— begin Dataset section —
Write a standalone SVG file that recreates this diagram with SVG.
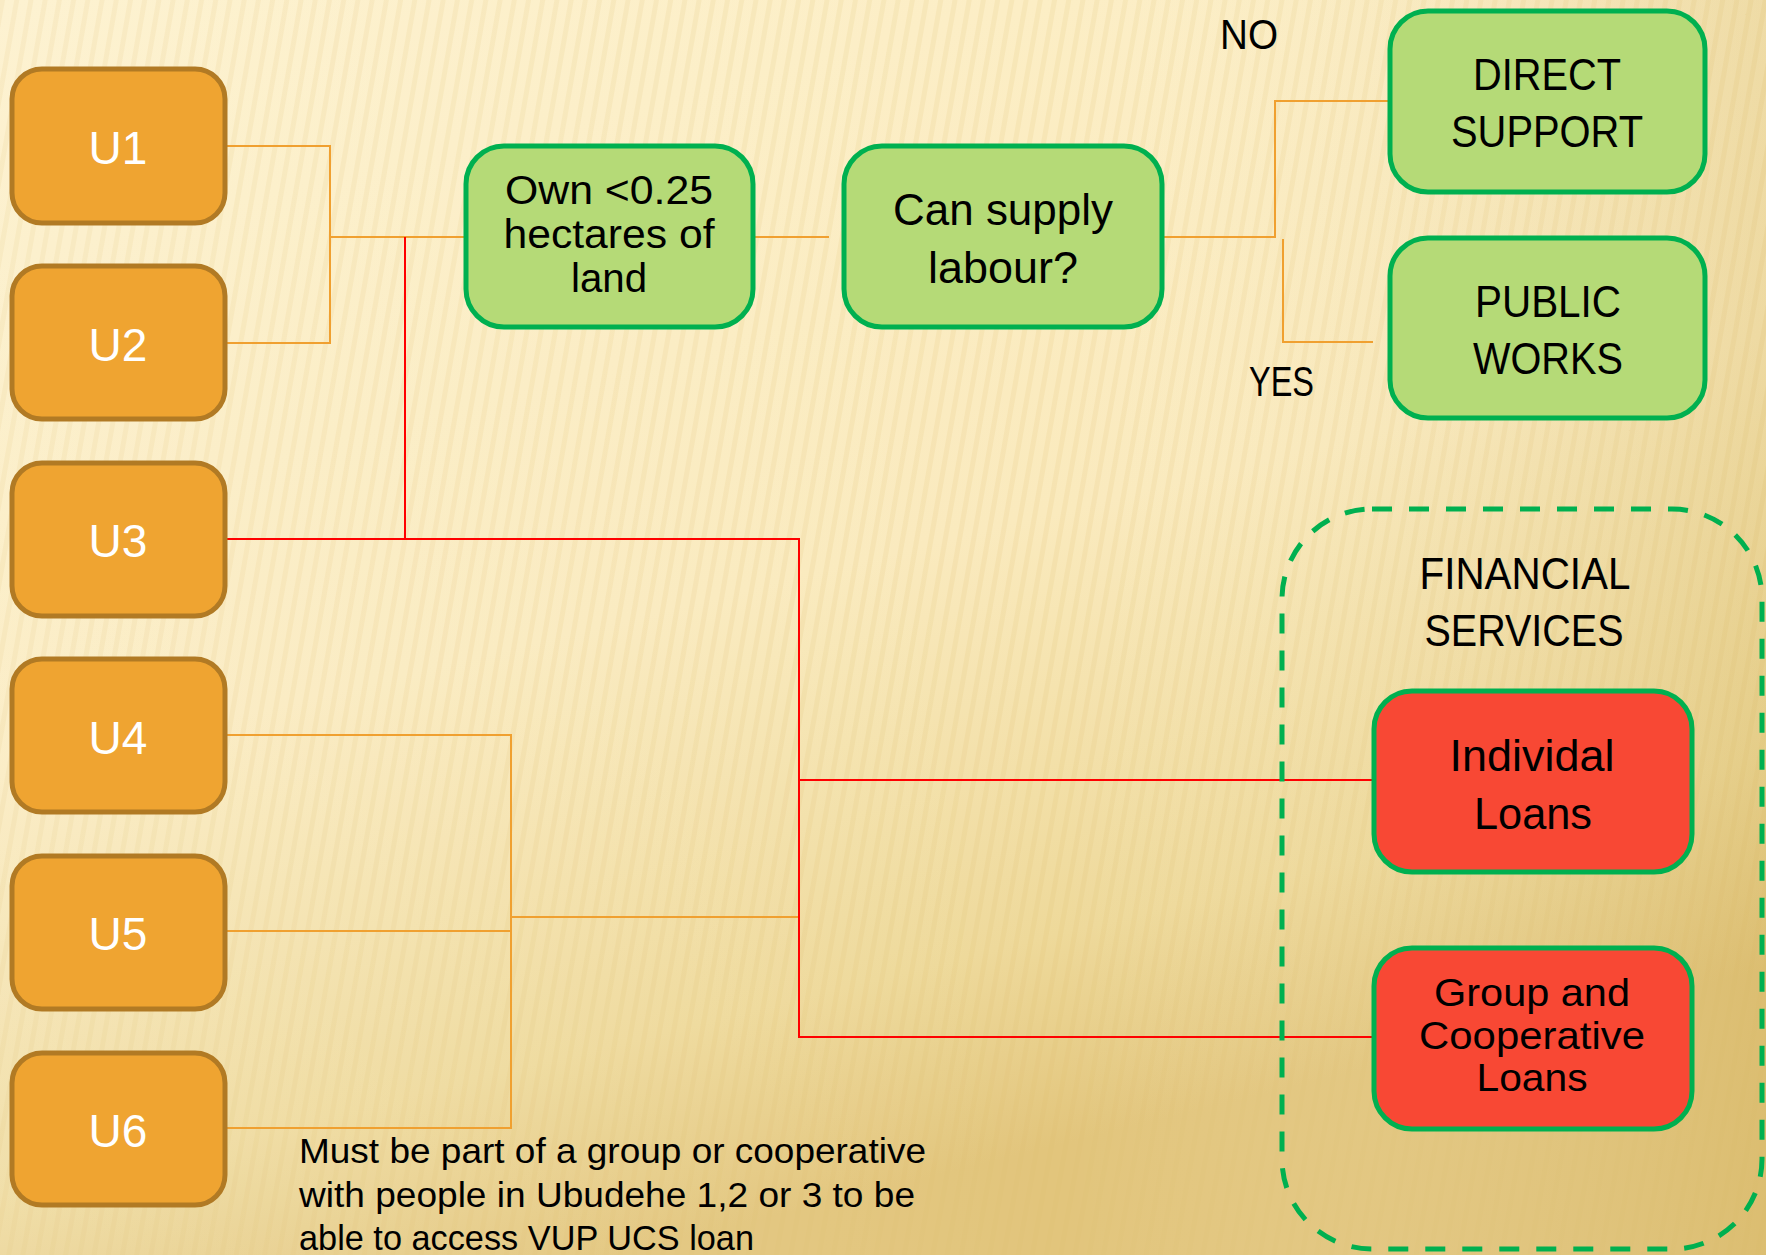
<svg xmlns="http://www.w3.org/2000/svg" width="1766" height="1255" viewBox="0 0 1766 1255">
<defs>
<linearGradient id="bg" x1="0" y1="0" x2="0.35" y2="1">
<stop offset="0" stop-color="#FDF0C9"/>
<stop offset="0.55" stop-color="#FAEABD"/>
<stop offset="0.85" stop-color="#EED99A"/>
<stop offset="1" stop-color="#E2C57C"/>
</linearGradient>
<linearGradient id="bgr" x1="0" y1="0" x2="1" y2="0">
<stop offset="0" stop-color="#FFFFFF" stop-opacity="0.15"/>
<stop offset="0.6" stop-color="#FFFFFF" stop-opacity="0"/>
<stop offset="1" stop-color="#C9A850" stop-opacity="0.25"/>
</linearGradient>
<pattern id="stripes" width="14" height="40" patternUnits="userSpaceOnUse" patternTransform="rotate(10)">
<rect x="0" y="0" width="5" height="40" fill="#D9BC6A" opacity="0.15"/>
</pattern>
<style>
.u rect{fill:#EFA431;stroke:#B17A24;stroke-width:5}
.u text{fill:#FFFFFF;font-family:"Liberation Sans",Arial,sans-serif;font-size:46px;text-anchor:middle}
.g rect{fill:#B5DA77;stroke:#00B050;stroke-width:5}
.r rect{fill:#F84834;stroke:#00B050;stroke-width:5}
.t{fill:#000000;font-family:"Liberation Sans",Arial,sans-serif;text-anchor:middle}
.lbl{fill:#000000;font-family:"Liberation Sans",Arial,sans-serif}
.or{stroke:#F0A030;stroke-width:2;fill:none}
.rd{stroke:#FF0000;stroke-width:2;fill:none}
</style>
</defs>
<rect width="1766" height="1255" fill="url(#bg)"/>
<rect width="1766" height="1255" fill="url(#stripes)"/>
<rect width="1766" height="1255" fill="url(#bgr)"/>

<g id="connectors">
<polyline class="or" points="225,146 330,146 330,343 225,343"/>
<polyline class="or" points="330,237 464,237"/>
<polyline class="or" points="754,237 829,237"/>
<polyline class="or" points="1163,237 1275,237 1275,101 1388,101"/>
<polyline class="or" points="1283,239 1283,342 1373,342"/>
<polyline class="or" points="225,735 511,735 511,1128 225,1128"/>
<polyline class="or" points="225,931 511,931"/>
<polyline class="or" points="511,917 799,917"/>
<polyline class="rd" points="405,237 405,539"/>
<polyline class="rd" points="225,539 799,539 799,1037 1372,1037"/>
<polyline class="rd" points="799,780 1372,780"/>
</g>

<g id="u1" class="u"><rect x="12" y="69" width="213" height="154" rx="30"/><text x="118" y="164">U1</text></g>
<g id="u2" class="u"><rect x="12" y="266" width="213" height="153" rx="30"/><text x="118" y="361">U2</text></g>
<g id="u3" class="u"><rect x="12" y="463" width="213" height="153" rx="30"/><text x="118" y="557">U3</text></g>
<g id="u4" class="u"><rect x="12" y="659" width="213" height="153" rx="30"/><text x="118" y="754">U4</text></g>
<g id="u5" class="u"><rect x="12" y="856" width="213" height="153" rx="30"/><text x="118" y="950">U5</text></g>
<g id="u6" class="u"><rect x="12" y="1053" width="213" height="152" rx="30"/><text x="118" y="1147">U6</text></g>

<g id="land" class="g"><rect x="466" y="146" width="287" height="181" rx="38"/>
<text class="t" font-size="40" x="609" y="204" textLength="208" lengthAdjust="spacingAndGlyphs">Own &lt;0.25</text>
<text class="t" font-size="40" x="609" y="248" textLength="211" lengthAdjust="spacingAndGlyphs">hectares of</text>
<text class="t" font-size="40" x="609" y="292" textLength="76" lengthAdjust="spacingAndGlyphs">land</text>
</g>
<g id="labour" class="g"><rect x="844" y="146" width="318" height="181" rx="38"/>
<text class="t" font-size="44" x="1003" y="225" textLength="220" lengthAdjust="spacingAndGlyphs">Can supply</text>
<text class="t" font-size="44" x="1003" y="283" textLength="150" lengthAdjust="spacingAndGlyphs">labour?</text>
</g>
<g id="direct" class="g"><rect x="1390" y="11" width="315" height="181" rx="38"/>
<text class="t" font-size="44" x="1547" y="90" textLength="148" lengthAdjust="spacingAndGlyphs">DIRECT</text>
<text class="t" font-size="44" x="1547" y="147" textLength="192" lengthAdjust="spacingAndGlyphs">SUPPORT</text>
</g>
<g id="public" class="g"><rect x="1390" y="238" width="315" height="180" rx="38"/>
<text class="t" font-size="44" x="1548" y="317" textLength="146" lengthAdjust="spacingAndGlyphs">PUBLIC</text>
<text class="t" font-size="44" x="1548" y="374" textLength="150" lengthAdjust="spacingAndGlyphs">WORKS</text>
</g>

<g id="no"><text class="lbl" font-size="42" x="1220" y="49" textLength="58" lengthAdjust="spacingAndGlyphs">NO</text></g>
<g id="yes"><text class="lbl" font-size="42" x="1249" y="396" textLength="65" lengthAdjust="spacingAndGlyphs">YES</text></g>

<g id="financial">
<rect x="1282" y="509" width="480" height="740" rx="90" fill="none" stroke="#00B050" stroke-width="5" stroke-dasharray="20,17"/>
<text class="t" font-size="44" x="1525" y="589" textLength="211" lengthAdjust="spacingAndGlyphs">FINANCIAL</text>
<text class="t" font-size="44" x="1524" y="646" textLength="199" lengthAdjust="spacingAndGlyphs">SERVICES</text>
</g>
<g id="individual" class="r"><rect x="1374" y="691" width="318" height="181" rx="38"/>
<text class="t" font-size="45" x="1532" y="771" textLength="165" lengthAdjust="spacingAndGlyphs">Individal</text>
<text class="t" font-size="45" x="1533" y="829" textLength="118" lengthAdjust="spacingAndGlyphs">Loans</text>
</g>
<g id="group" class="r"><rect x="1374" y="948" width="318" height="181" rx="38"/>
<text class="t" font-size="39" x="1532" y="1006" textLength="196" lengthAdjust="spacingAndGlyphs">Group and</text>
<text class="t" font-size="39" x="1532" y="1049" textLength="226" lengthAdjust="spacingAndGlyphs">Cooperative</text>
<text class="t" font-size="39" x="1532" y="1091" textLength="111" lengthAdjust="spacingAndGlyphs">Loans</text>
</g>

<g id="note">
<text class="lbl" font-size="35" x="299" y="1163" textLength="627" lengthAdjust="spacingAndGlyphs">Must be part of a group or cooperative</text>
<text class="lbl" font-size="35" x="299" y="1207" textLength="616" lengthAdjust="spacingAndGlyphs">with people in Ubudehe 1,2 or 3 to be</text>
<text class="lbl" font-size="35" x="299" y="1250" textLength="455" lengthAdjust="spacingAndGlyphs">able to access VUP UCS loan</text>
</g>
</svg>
— end Dataset section —
__Given problem__
Transcribe the material exactly, leaving every picture out.

__Solution to this task__
Write a standalone SVG file that recreates this diagram with SVG.
<svg xmlns="http://www.w3.org/2000/svg" width="1766" height="1255" viewBox="0 0 1766 1255">
<defs>
<linearGradient id="bg" x1="0" y1="0" x2="0.35" y2="1">
<stop offset="0" stop-color="#FDF0C9"/>
<stop offset="0.55" stop-color="#FAEABD"/>
<stop offset="0.85" stop-color="#EED99A"/>
<stop offset="1" stop-color="#E2C57C"/>
</linearGradient>
<linearGradient id="bgr" x1="0" y1="0" x2="1" y2="0">
<stop offset="0" stop-color="#FFFFFF" stop-opacity="0.15"/>
<stop offset="0.6" stop-color="#FFFFFF" stop-opacity="0"/>
<stop offset="1" stop-color="#C9A850" stop-opacity="0.25"/>
</linearGradient>
<pattern id="stripes" width="14" height="40" patternUnits="userSpaceOnUse" patternTransform="rotate(10)">
<rect x="0" y="0" width="5" height="40" fill="#D9BC6A" opacity="0.15"/>
</pattern>
<style>
.u rect{fill:#EFA431;stroke:#B17A24;stroke-width:5}
.u text{fill:#FFFFFF;font-family:"Liberation Sans",Arial,sans-serif;font-size:46px;text-anchor:middle}
.g rect{fill:#B5DA77;stroke:#00B050;stroke-width:5}
.r rect{fill:#F84834;stroke:#00B050;stroke-width:5}
.t{fill:#000000;font-family:"Liberation Sans",Arial,sans-serif;text-anchor:middle}
.lbl{fill:#000000;font-family:"Liberation Sans",Arial,sans-serif}
.or{stroke:#F0A030;stroke-width:2;fill:none}
.rd{stroke:#FF0000;stroke-width:2;fill:none}
</style>
</defs>
<rect width="1766" height="1255" fill="url(#bg)"/>
<rect width="1766" height="1255" fill="url(#stripes)"/>
<rect width="1766" height="1255" fill="url(#bgr)"/>

<g id="connectors">
<polyline class="or" points="225,146 330,146 330,343 225,343"/>
<polyline class="or" points="330,237 464,237"/>
<polyline class="or" points="754,237 829,237"/>
<polyline class="or" points="1163,237 1275,237 1275,101 1388,101"/>
<polyline class="or" points="1283,239 1283,342 1373,342"/>
<polyline class="or" points="225,735 511,735 511,1128 225,1128"/>
<polyline class="or" points="225,931 511,931"/>
<polyline class="or" points="511,917 799,917"/>
<polyline class="rd" points="405,237 405,539"/>
<polyline class="rd" points="225,539 799,539 799,1037 1372,1037"/>
<polyline class="rd" points="799,780 1372,780"/>
</g>

<g id="u1" class="u"><rect x="12" y="69" width="213" height="154" rx="30"/><text x="118" y="164">U1</text></g>
<g id="u2" class="u"><rect x="12" y="266" width="213" height="153" rx="30"/><text x="118" y="361">U2</text></g>
<g id="u3" class="u"><rect x="12" y="463" width="213" height="153" rx="30"/><text x="118" y="557">U3</text></g>
<g id="u4" class="u"><rect x="12" y="659" width="213" height="153" rx="30"/><text x="118" y="754">U4</text></g>
<g id="u5" class="u"><rect x="12" y="856" width="213" height="153" rx="30"/><text x="118" y="950">U5</text></g>
<g id="u6" class="u"><rect x="12" y="1053" width="213" height="152" rx="30"/><text x="118" y="1147">U6</text></g>

<g id="land" class="g"><rect x="466" y="146" width="287" height="181" rx="38"/>
<text class="t" font-size="40" x="609" y="204" textLength="208" lengthAdjust="spacingAndGlyphs">Own &lt;0.25</text>
<text class="t" font-size="40" x="609" y="248" textLength="211" lengthAdjust="spacingAndGlyphs">hectares of</text>
<text class="t" font-size="40" x="609" y="292" textLength="76" lengthAdjust="spacingAndGlyphs">land</text>
</g>
<g id="labour" class="g"><rect x="844" y="146" width="318" height="181" rx="38"/>
<text class="t" font-size="44" x="1003" y="225" textLength="220" lengthAdjust="spacingAndGlyphs">Can supply</text>
<text class="t" font-size="44" x="1003" y="283" textLength="150" lengthAdjust="spacingAndGlyphs">labour?</text>
</g>
<g id="direct" class="g"><rect x="1390" y="11" width="315" height="181" rx="38"/>
<text class="t" font-size="44" x="1547" y="90" textLength="148" lengthAdjust="spacingAndGlyphs">DIRECT</text>
<text class="t" font-size="44" x="1547" y="147" textLength="192" lengthAdjust="spacingAndGlyphs">SUPPORT</text>
</g>
<g id="public" class="g"><rect x="1390" y="238" width="315" height="180" rx="38"/>
<text class="t" font-size="44" x="1548" y="317" textLength="146" lengthAdjust="spacingAndGlyphs">PUBLIC</text>
<text class="t" font-size="44" x="1548" y="374" textLength="150" lengthAdjust="spacingAndGlyphs">WORKS</text>
</g>

<g id="no"><text class="lbl" font-size="42" x="1220" y="49" textLength="58" lengthAdjust="spacingAndGlyphs">NO</text></g>
<g id="yes"><text class="lbl" font-size="42" x="1249" y="396" textLength="65" lengthAdjust="spacingAndGlyphs">YES</text></g>

<g id="financial">
<rect x="1282" y="509" width="480" height="740" rx="90" fill="none" stroke="#00B050" stroke-width="5" stroke-dasharray="20,17"/>
<text class="t" font-size="44" x="1525" y="589" textLength="211" lengthAdjust="spacingAndGlyphs">FINANCIAL</text>
<text class="t" font-size="44" x="1524" y="646" textLength="199" lengthAdjust="spacingAndGlyphs">SERVICES</text>
</g>
<g id="individual" class="r"><rect x="1374" y="691" width="318" height="181" rx="38"/>
<text class="t" font-size="45" x="1532" y="771" textLength="165" lengthAdjust="spacingAndGlyphs">Individal</text>
<text class="t" font-size="45" x="1533" y="829" textLength="118" lengthAdjust="spacingAndGlyphs">Loans</text>
</g>
<g id="group" class="r"><rect x="1374" y="948" width="318" height="181" rx="38"/>
<text class="t" font-size="39" x="1532" y="1006" textLength="196" lengthAdjust="spacingAndGlyphs">Group and</text>
<text class="t" font-size="39" x="1532" y="1049" textLength="226" lengthAdjust="spacingAndGlyphs">Cooperative</text>
<text class="t" font-size="39" x="1532" y="1091" textLength="111" lengthAdjust="spacingAndGlyphs">Loans</text>
</g>

<g id="note">
<text class="lbl" font-size="35" x="299" y="1163" textLength="627" lengthAdjust="spacingAndGlyphs">Must be part of a group or cooperative</text>
<text class="lbl" font-size="35" x="299" y="1207" textLength="616" lengthAdjust="spacingAndGlyphs">with people in Ubudehe 1,2 or 3 to be</text>
<text class="lbl" font-size="35" x="299" y="1250" textLength="455" lengthAdjust="spacingAndGlyphs">able to access VUP UCS loan</text>
</g>
</svg>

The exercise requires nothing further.